I worked with a partner to design and build test rigs that would let us load eggs consistently and record precise measurements. For static tests, we mounted eggs in different orientations: pole-up, pole-down, and on their side, under a compression frame instrumented with a load cell. For dynamic trials, we developed a drop-impact setup where eggs were released from fixed heights onto cushioned and rigid surfaces. My primary responsibilities included setting up the instrumentation, calibrating the sensors, and collecting force–displacement curves. I also took the lead on capturing and analyzing high-speed video footage, which allowed us to pinpoint the moment and location of crack initiation.
Our results revealed clear differences between orientations. Under static compression, eggs resting on their side consistently bore greater loads, about 15–20% higher, before shell failure compared to eggs aligned vertically. This suggested that the broader curvature of the side distributes stress more effectively than the poles. Under dynamic impact, however, the story was different: orientation had less influence, and failure was dominated by local curvature and energy transfer at the point of contact. These complementary findings showed how geometry and loading conditions interact to determine structural performance.
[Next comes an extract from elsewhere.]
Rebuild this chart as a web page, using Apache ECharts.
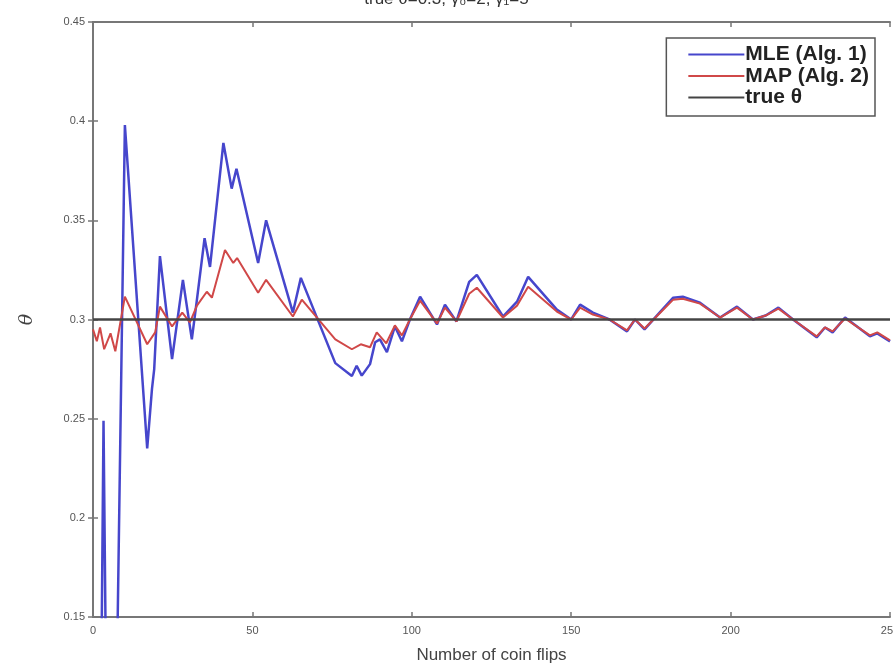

Beyond generating data, the project taught me how to approach a problem iteratively, designing experiments, troubleshooting test setups, and refining methods until the data became reliable. It also highlighted the importance of teamwork, since coordinating testing, data collection, and analysis required close collaboration. In the end, I co-authored our research paper, contributing heavily to the methods and results sections and helping synthesize the findings into a cohesive argument.
The paper garnered a lot of media attention for its high-impact nature, and was featured on many different international news source, such as the New York Times, Forbes, and many other media outlets.
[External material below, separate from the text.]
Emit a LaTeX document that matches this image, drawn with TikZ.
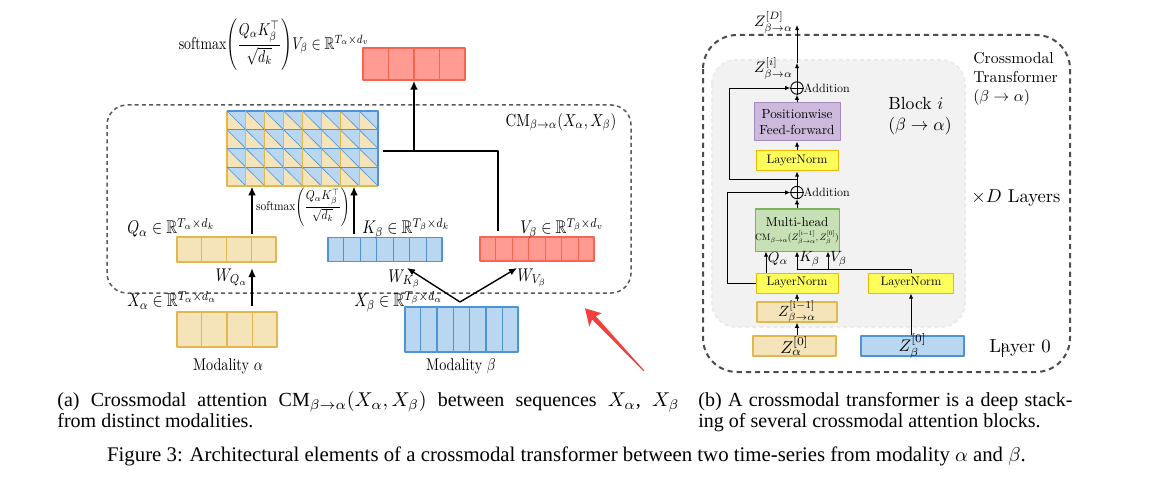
\documentclass[tikz,border=0pt]{standalone}
\usepackage{amsmath,amssymb}
\usepackage{fontspec}
\newfontfamily\capfont{Liberation Serif}
\usetikzlibrary{arrows.meta, calc, positioning}

\definecolor{qfill}{HTML}{F5E4B9}
\definecolor{qline}{HTML}{E2B84E}
\definecolor{kfill}{HTML}{B9D7F0}
\definecolor{kline}{HTML}{4D93D5}
\definecolor{vfill}{HTML}{FF9B92}
\definecolor{vline}{HTML}{F66452}
\definecolor{lnfill}{HTML}{FFFF5C}
\definecolor{lnline}{HTML}{F2B705}
\definecolor{fffill}{HTML}{CDB9DC}
\definecolor{ffline}{HTML}{A48BBE}
\definecolor{mhfill}{HTML}{C7E0B6}
\definecolor{mhline}{HTML}{79B55A}
\definecolor{blkfill}{HTML}{F2F2F2}
\definecolor{hand}{HTML}{F43F3F}

\begin{document}
\begin{tikzpicture}[x=0.5pt, y=-0.5pt, line join=round,
    frame/.style={draw=black!65, line width=0.75pt, dash pattern=on 2pt off 1.6pt, rounded corners=10pt},
    qbox/.style={draw=qline, fill=qfill, line width=0.6pt, inner sep=0pt},
    kbox/.style={draw=kline, fill=kfill, line width=0.6pt, inner sep=0pt},
    vbox/.style={draw=vline, fill=vfill, line width=0.6pt, inner sep=0pt},
    lnbox/.style={draw=lnline, fill=lnfill, line width=0.5pt, inner sep=0pt, minimum width=41pt, minimum height=10pt},
    addc/.style={circle, draw, line width=0.45pt, minimum size=6.2pt, inner sep=0pt},
    txt/.style={inner sep=0pt, transform shape},
    lbl/.style={txt, xscale=0.755, yscale=0.92},
    modlbl/.style={txt, xscale=0.71, yscale=0.85},
    bigarr/.style={line width=1.2pt, -{Latex[length=4.5pt, width=3.8pt]}},
    midarr/.style={line width=0.7pt, -{Latex[length=4pt, width=3.4pt]}},
    arr/.style={line width=0.45pt, -{Latex[length=2.6pt, width=2.2pt]}}]
  \useasboundingbox (0,0) rectangle (1152,481);

  % (a) crossmodal attention
  \draw[frame] (107,105) rectangle (631,293);
  \node[txt, xscale=0.74, yscale=0.87] (cml) at (561,122) {$\mathrm{CM}_{\beta\rightarrow\alpha}(X_\alpha, X_\beta)$};

  \node[qbox, minimum width=50pt, minimum height=17.5pt] (xa) at (227,329.5) {};
  \node[kbox, minimum width=56.5pt, minimum height=22.5pt] (xb) at (461.5,329.5) {};
  \node[qbox, minimum width=49.5pt, minimum height=12.5pt] (q) at (226.5,249.5) {};
  \node[kbox, minimum width=57pt, minimum height=12pt] (k) at (385,249.5) {};
  \node[vbox, minimum width=57pt, minimum height=12pt] (v) at (537,249) {};
  \node[vbox, minimum width=51pt, minimum height=16pt] (out) at (414,64) {};
  \foreach \n in {q,xa} \foreach \i in {1,2,3}
    \draw[qline, line width=0.6pt] ($(\n.north west)!\i/4!(\n.north east)$) -- ($(\n.south west)!\i/4!(\n.south east)$);
  \foreach \n in {k,xb} \foreach \i in {1,...,6}
    \draw[kline, line width=0.6pt] ($(\n.north west)!\i/7!(\n.north east)$) -- ($(\n.south west)!\i/7!(\n.south east)$);
  \foreach \i in {1,...,6}
    \draw[vline, line width=0.6pt] ($(v.north west)!\i/7!(v.north east)$) -- ($(v.south west)!\i/7!(v.south east)$);
  \foreach \i in {1,2,3}
    \draw[vline, line width=0.6pt] ($(out.north west)!\i/4!(out.north east)$) -- ($(out.south west)!\i/4!(out.south east)$);

  % attention map
  \node[inner sep=0pt, minimum width=75.5pt, minimum height=37.5pt] (attn) at (302.5,148.5) {};
  \begin{scope}[shift={(227,111)}, x=9.4375pt, y=-9.375pt]
    \foreach \i in {0,...,7} \foreach \j in {0,...,3} {
      \fill[qfill] (\i,\j) -- (\i,\j+1) -- (\i+1,\j+1) -- cycle;
      \fill[kfill] (\i,\j) -- (\i+1,\j) -- (\i+1,\j+1) -- cycle;
      \draw[kline, line width=0.3pt] (\i,\j) -- (\i+1,\j+1);
      \draw[qline, line width=0.55pt] (\i,\j) -- (\i,\j+1) -- (\i+1,\j+1);
      \draw[kline, line width=0.55pt] (\i,\j) -- (\i+1,\j) -- (\i+1,\j+1);
    }
  \end{scope}

  \node[txt, xscale=0.69, yscale=0.86] (outl) at (274,45) {$\mathrm{softmax}\!\left(\dfrac{Q_\alpha K_\beta^{\top}}{\sqrt{d_k}}\right)\!V_\beta \in \mathbb{R}^{T_\alpha\times d_v}$};
  \node[txt, xscale=0.57, yscale=0.64] (smx) at (303,207) {$\mathrm{softmax}\!\left(\dfrac{Q_\alpha K_\beta^{\top}}{\sqrt{d_k}}\right)$};
  \node[lbl, anchor=base west] (ql) at (127,234) {$Q_\alpha \in \mathbb{R}^{T_\alpha\times d_k}$};
  \node[lbl, anchor=base west] (kl) at (362,234) {$K_\beta \in \mathbb{R}^{T_\beta\times d_k}$};
  \node[lbl, anchor=base west] (vl) at (520,234) {$V_\beta \in \mathbb{R}^{T_\beta\times d_v}$};
  \node[lbl, anchor=base west] (xal) at (127,307) {$X_\alpha \in \mathbb{R}^{T_\alpha\times d_\alpha}$};
  \node[lbl, anchor=base west] (xbl) at (354,307) {$X_\beta \in \mathbb{R}^{T_\beta\times d_\alpha}$};
  \node[lbl, anchor=base east] (wql) at (248,281) {$W_{Q_\alpha}$};
  \node[lbl, anchor=base west] (wkl) at (388,282) {$W_{K_\beta}$};
  \node[lbl, anchor=base west] (wvl) at (517,281) {$W_{V_\beta}$};
  \node[modlbl] (moda) at (228,366) {Modality $\alpha$};
  \node[modlbl] (modb) at (461,366) {Modality $\beta$};

  \coordinate (xq) at (252,306);
  \coordinate (qb) at (252,268);
  \coordinate (qa) at (252,234);
  \coordinate (ka) at (354,234);
  \coordinate (ge) at (383,151);
  \coordinate (vt) at (498,231);
  \coordinate (fork) at (460,302);
  \coordinate (kin) at (407,268);
  \coordinate (vin) at (517,268);
  \draw[bigarr] (xq) -- (qb);
  \draw[bigarr] (qa) -- (qa |- attn.south);
  \draw[bigarr] (ka) -- (ka |- attn.south);
  \draw[line width=1.2pt] (ge) -| (vt);
  \draw[bigarr] (out.south |- ge) -- (out.south);
  \draw[midarr] (fork) -- (kin);
  \draw[midarr] (fork) -- (vin);

  % pointer
  \fill[hand] (585,308.3) -- (601.7,313.3) -- (595.7,316.1) -- (644.4,370.6) -- (643.6,371.2) -- (592.1,319.5) -- (589.3,326.7) -- cycle;

  % (b) crossmodal transformer
  \draw[draw=black!70, line width=1pt, dash pattern=on 2.6pt off 2pt, rounded corners=17pt] (703,35) rectangle (1070,372);
  \draw[draw=black!8, fill=blkfill, line width=1pt, dash pattern=on 2pt off 1.5pt, rounded corners=12pt] (712,60) rectangle (965,327);

  \node[qbox, minimum width=41.5pt, minimum height=10pt] (za0) at (794.5,346) {};
  \node[kbox, minimum width=51.5pt, minimum height=10pt] (zb0) at (912.5,346) {};
  \node[qbox, minimum width=40pt, minimum height=10pt] (zprev) at (797,312) {};
  \node[lnbox] (ln1) at (797,283) {};
  \node[lnbox, minimum width=42.5pt] (lnb) at (911,283) {};
  \node[draw=mhline, fill=mhfill, line width=0.5pt, inner sep=0pt, minimum width=42pt, minimum height=21pt] (mh) at (797,230) {};
  \node[lnbox] (ln2) at (797,161) {};
  \node[draw=ffline, fill=fffill, line width=0.5pt, inner sep=0pt, minimum width=43pt, minimum height=19pt] (ff) at (797,122) {};
  \node[addc] (add1) at (797,192.5) {};
  \node[addc] (add2) at (797,88) {};
  \foreach \n in {add1,add2}
    \draw[line width=0.45pt] (\n.north) -- (\n.south) (\n.west) -- (\n.east);

  \node[txt, scale=0.86] (za0t) at (za0) {$Z_\alpha^{[0]}$};
  \node[txt, scale=0.84] (zb0t) at (zb0) {$Z_\beta^{[0]}$};
  \node[txt, scale=0.74] (zprevt) at (zprev) {$Z^{[\mathrm{i}-1]}_{\beta\rightarrow\alpha}$};
  \node[txt, scale=0.62] (ln1t) at (ln1) {LayerNorm};
  \node[txt, scale=0.62] (lnbt) at (lnb) {LayerNorm};
  \node[txt, scale=0.62] (ln2t) at (ln2) {LayerNorm};
  \node[txt, scale=0.65] (mht) at (797,222) {Multi-head};
  \node[txt, scale=0.47] (mhc) at (797,238) {$\mathrm{CM}_{\beta\rightarrow\alpha}(Z^{[\mathrm{i}-1]}_{\beta\rightarrow\alpha}, Z^{[0]}_{\beta})$};
  \node[txt, scale=0.66, align=center] (fft) at (ff) {Positionwise\\Feed-forward};
  \node[txt, scale=0.6, anchor=west] (a1l) at (803.5,192.5) {Addition};
  \node[txt, scale=0.6, anchor=west] (a2l) at (803.5,88) {Addition};

  \coordinate (qin) at (766,273);
  \coordinate (kv) at (797,269);
  \coordinate (va) at (828,269);
  \coordinate (sk) at (797,179);
  \coordinate (zi) at (797,63);
  \coordinate (zd) at (797,25);
  \draw[arr] (za0.north -| zprev.south) -- (zprev.south);
  \draw[arr] (zprev.north) -- (ln1.south);
  \draw[arr] (zb0.north -| lnb.south) -- (lnb.south);
  \draw[arr] (qin) -- (qin |- mh.south);
  \draw[line width=0.45pt] (lnb.north) |- (kv);
  \draw[arr] (kv) -- (kv |- mh.south);
  \draw[arr] (va) -- (va |- mh.south);
  \draw[arr] (ln1.west) -- ++(-28,0) |- (add1.west);
  \draw[arr] (mh.north) -- (add1.south);
  \draw[arr] (add1.north) -- (ln2.south);
  \draw[arr] (sk) -- ++(-68,0) |- (add2.west);
  \draw[arr] (ln2.north) -- (ff.south);
  \draw[arr] (ff.north) -- (add2.south);
  \draw[arr] (add2.north) -- (zi);
  \draw[arr] (zi) -- (zd);

  \node[txt, scale=0.74, anchor=west] (qlb) at (767.5,259) {$Q_\alpha$};
  \node[txt, scale=0.74, anchor=west] (klb) at (799,259) {$K_\beta$};
  \node[txt, scale=0.74, anchor=west] (vlb) at (830,259) {$V_\beta$};
  \node[txt, scale=0.76, anchor=base east] (zil) at (793,73) {$Z^{[i]}_{\beta\rightarrow\alpha}$};
  \node[txt, scale=0.76, anchor=base east] (zdl) at (793,27) {$Z^{[D]}_{\beta\rightarrow\alpha}$};
  \node[txt, scale=0.79, anchor=north west, align=left] (tfl) at (973,52) {Crossmodal\\Transformer\\$(\beta\rightarrow\alpha)$};
  \node[txt, scale=0.88, anchor=north west, align=left] (blkl) at (888,97) {Block $i$\\$(\beta\rightarrow\alpha)$};
  \node[txt, scale=0.93, anchor=base west] (xdl) at (971,203) {$\times D$ Layers};
  \node[txt, scale=0.94, anchor=base west] (l0l) at (989,352) {Layer 0};
  \draw[line width=0.4pt] (1002,343) -- (1002,357);

  % captions
  \node[inner sep=0pt, anchor=base west, font=\capfont\fontsize{10}{10.5}\selectfont] (capa) at (57,406.5)
    {\parbox[t]{311pt}{(a) Crossmodal attention $\text{CM}_{\beta\rightarrow\alpha}(X_\alpha, X_\beta)$ between sequences $X_\alpha$,~$X_\beta$\linebreak from distinct modalities.}};
  \node[inner sep=0pt, anchor=base west, font=\capfont\fontsize{10}{10.5}\selectfont] (capb) at (698,406.5)
    {\parbox[t]{187pt}{(b) A crossmodal transformer is a deep stack-\linebreak ing of several crossmodal attention blocks.}};
  \node[inner sep=0pt, anchor=base, font=\capfont\fontsize{10.4}{12}\selectfont] (cap) at (566.5,461)
    {Figure 3: Architectural elements of a crossmodal transformer between two time-series from modality $\alpha$ and $\beta$.};
\end{tikzpicture}
\end{document}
What I value most from this experience is how it bridged the gap between everyday observation and mechanical insight. Something as ordinary as an egg became a model system for understanding material anisotropy, impact mechanics, and experimental design. The project not only strengthened my skills in testing and data analysis, but also gave me a deeper appreciation for how even small-scale studies can reveal principles that carry into larger engineering challenges.